In accordance with the 1879 census a district excise office, a parish school (obviously, the first parish school), two coaching inns for travelers, two blacksmith shops, a grocery, a wine store, a bakery, an eatery, fur-coat and carpenter's workshops were located in quarter 37. Besides, there lived 5 male and 5 female old believers in the quarter. A large estate at the corner of Staro-Zhandarmskaya (later named Suvorovskaya, Petr Garmonov, Krupskaya Street) and Bolshaya Uspenskaya Streets belonged to an old believer Rodion Dushin.
Initially the street was named Kladbishchenskaya (after the cemetery nearby) and formed the city's border. Later it was transformed into Bolshaya Uspenskaya Street named after the Assumption Church down the street. The street ended near the Bazarnaya (Verkhne-Torgovaya) Square. Its continuation was named Sennaya Street. In the late 19th century Sennaya was united with Kladbishchenskaya Street, and the new united street was named Bolshaya Uspenskaya after the name of the church which was located in the lower part of the street. In 1918 it was named after Yegor Sozonov (Sazonov). But in the late 1930s this Ufa's central street was named after Stalin, because of the Moscow authorities coming to the town. In November 1961, though, a directive from Moscow ordered to rename this street. That's how it acquired its present-day name Kommunisticheskaya Street.
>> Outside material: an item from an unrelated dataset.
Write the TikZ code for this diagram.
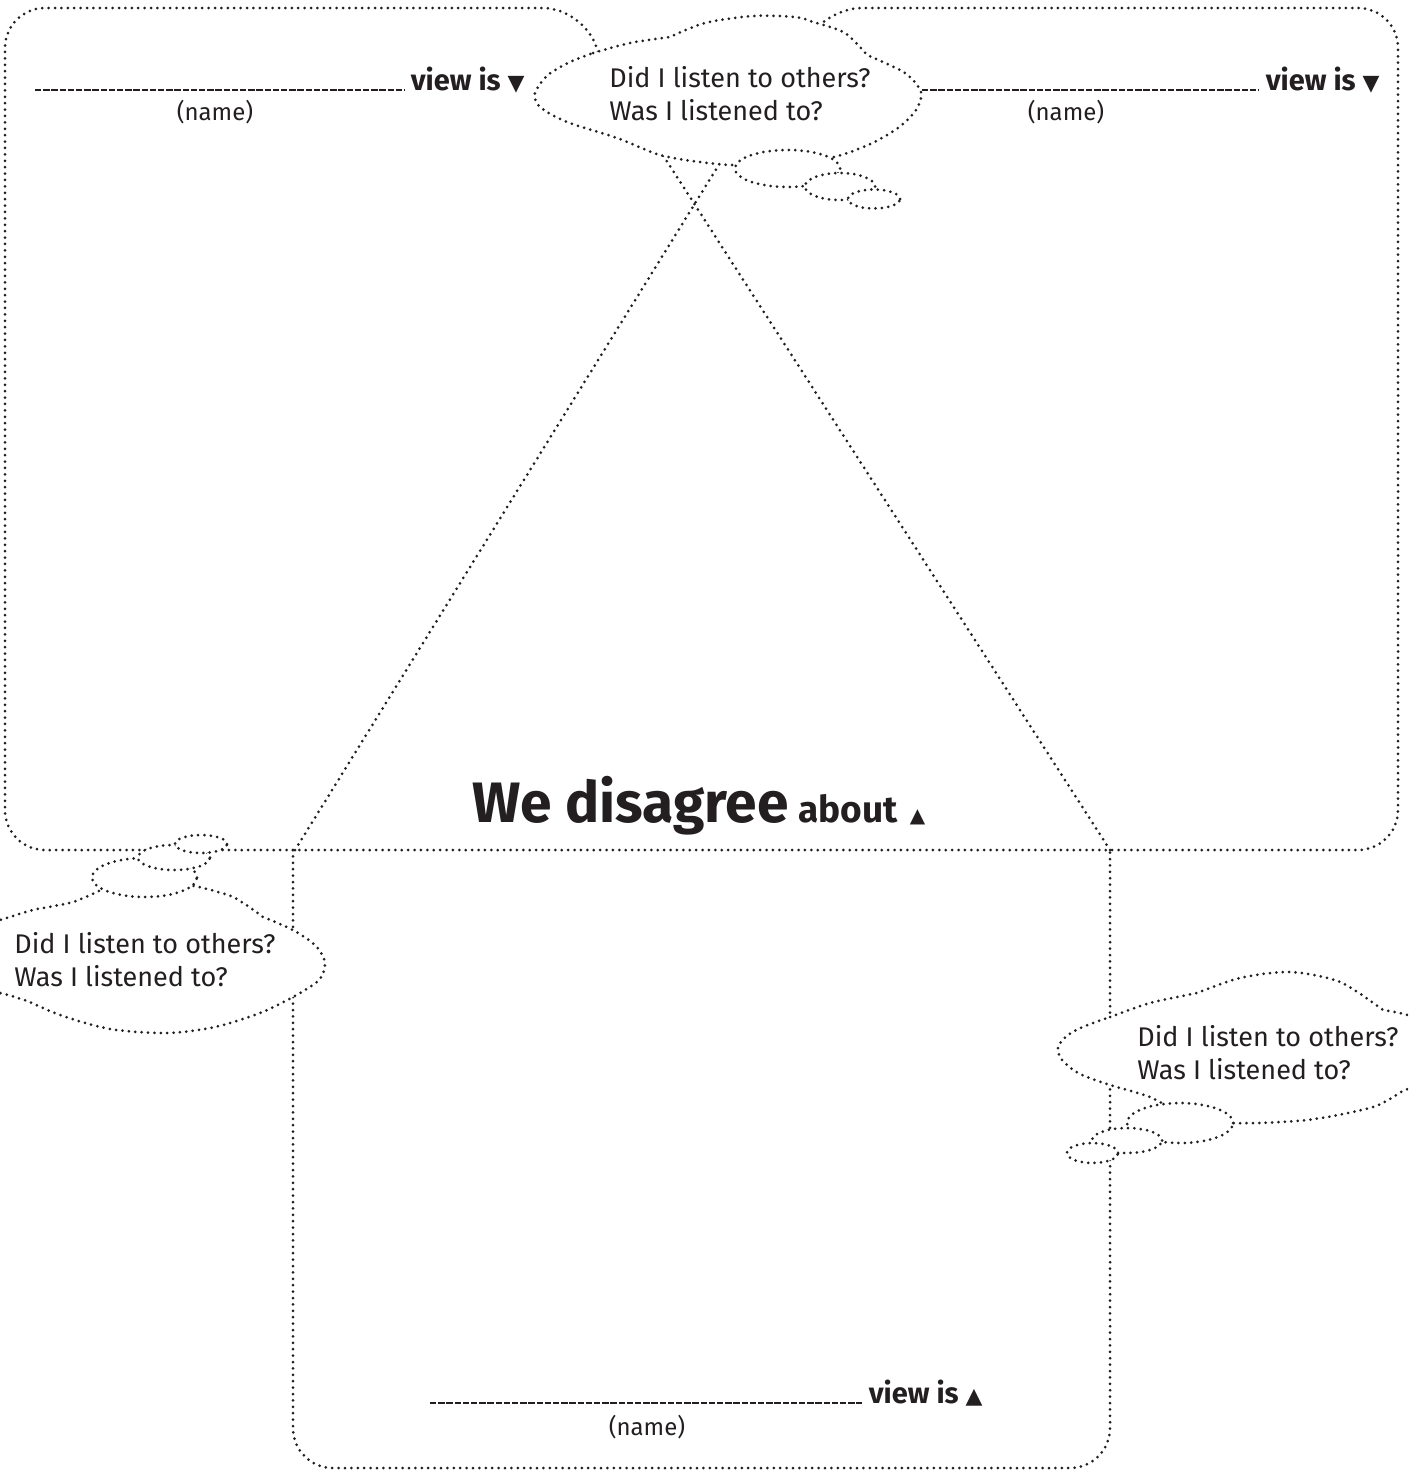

Supposedly Dushin's House was built in the 1870s. Its style (Eclecticism) complies with construction date. The architect is unknown. The quality of the molding materials, though, is still amazing: if you clean the house it looks like a newly built one. Even the dripstones over the windows survived (normally they suffer from atmospheric precipitations). Only the wrought iron canopy over the right entrance was lost; the surviving one is also badly damaged.
In accordance with the 1898 property tax book, the northern side of Bolshaya Uspenskaya Street was occupied by a two-storey stone house and a two-storey semi-stone building, both being covered with iron. The houses cost 2,500 rubles. The corner house had a grocery store owned by Rodion Dushin.
According to the 1908 and 1911 reference and tax books, until 1919 the land and house at the corner of Bolshaya Uspenskaya and Suvorovskaya Streets was still owned by Rodion Dushin.